The Kent Technology Academy (KTA) exists within Mill Creek Middle School. On their website, we read, “ . . . the heart of KTA is a group of creative, hard working teachers with a knowledgeable leader who have developed integrated lessons that allow more student choice, and encourage students to look more deeply and systematically at the topics in the curriculum. It works not only because of the teachers, but because the students also are expected to work harder than other students. Students are willing to do this because the learning is fun, the technology is fun and allows differentiation. . .”

Down the road, at the Kent Phoenix Academy (KPA), as members of the learning community, students are expected to “uphold the values of moral courage, honesty, integrity, respect, responsibility, and support the learning community.” KPA believes in a learning environment where “each student is known well, connections are made between learning and student goals. . .”  This school offers five high school programs to students, each having a different focus and approach from the traditional high school. Project based learning, service learning, and work with colleges and employers are all part of the five programs offered.

Further along the journey you’ll come to the Kent Mountain View Academy (KMVA). The KMVA is a “community partnership including students, families and the Kent School District to provide educational options and flexibility. . .” Third through sixth graders are purposefully grouped together, as well as seventh through twelfth graders so that students can maintain contact with their siblings.

In fact, at each of our schools in Kent we could find innovation and action research. We teach our students to achieve to standards. Because our students are so diverse we design instruction and strategies for reaching them that may look and sound different in various schools. This is our practice. There are those, including Bill Gates through his Gates Foundation, who are hiring data specialists to work on what is “needed” to change our practices.

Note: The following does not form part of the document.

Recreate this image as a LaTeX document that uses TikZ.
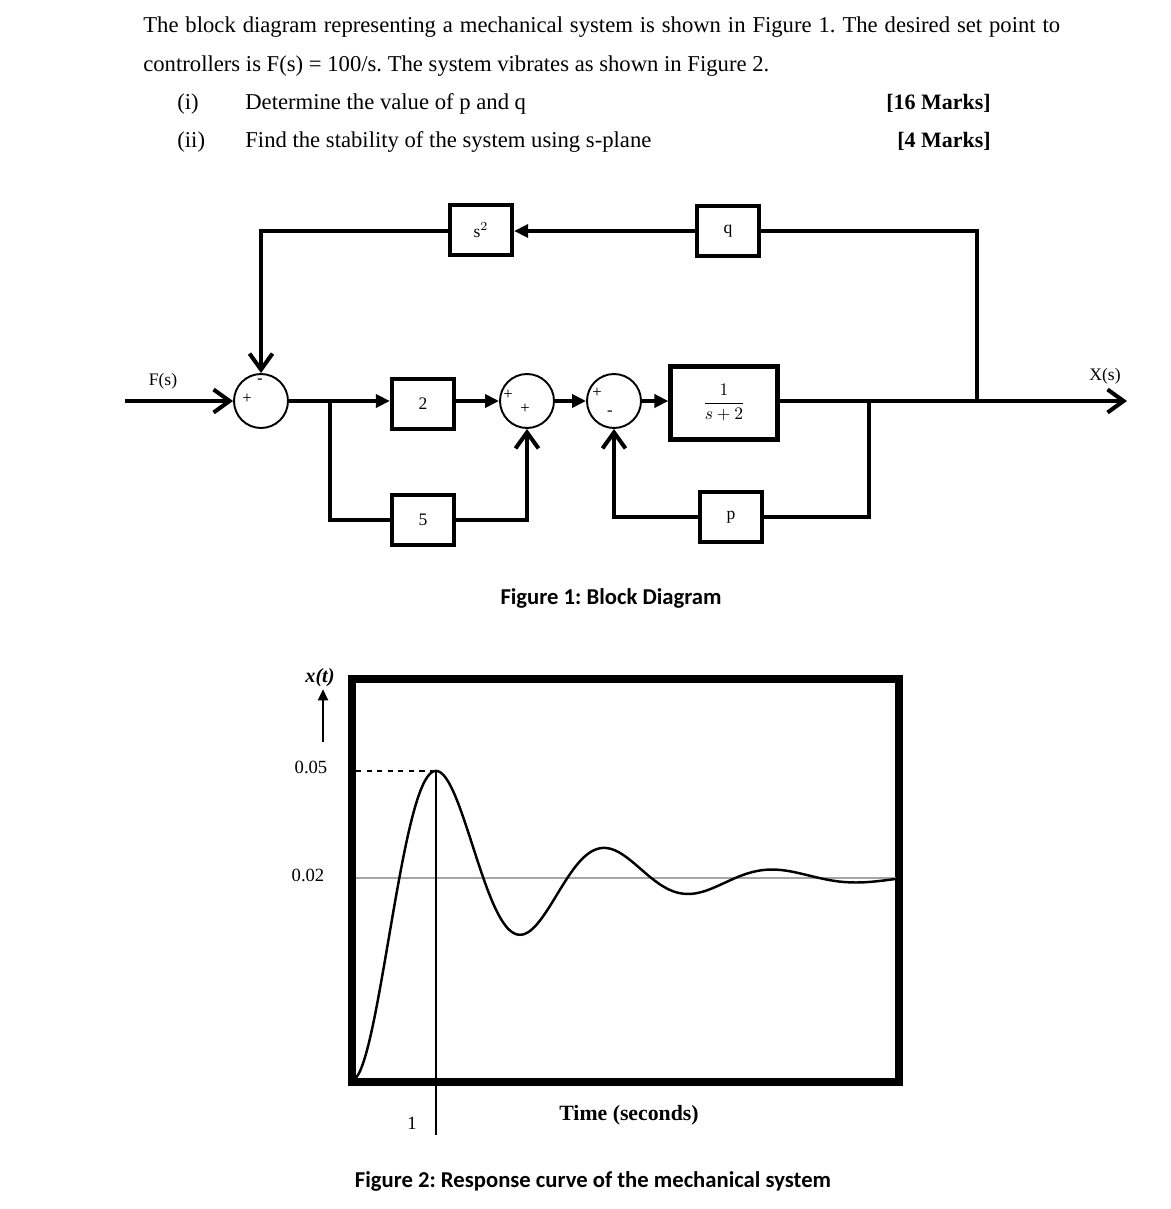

Charter schools? Who needs them! We have innovation all around us.

Charters Now?

January 21, 2012

Connie Compton, KEA President, has some thoughts on Charter schools:

Our legislators and their constituents need to focus their energy and address the real problem in education in our state. Putting an issue on the table that Washington voters have already rejected three times distracts needed energy from solving the real problem.

Washington State has been cutting the education budget year after year. Education Week recently ranked Washington 42nd in per pupil spending ($9,329/pupil in WA versus the national average of $11,665/student) and 44th in state expenditures as a percent of state taxable resources.

We have less and less to meet the needs of our students. When I started in education over 30 years ago we had supply rooms with pencils, crayons and construction paper. We had textbooks and a wide variety of materials. As a special ed. teacher, I had a budget to purchase the unique materials my students might need to grow and learn. With the drastic budget cuts in our state, supply rooms are empty, textbooks are often out of date and special ed. teachers no longer have funds for basic materials and that’s just a start. Teachers spend hundreds of dollars out of their own pockets to make up the difference to supply their students with paper and pencils, and sometimes even coats and shoes.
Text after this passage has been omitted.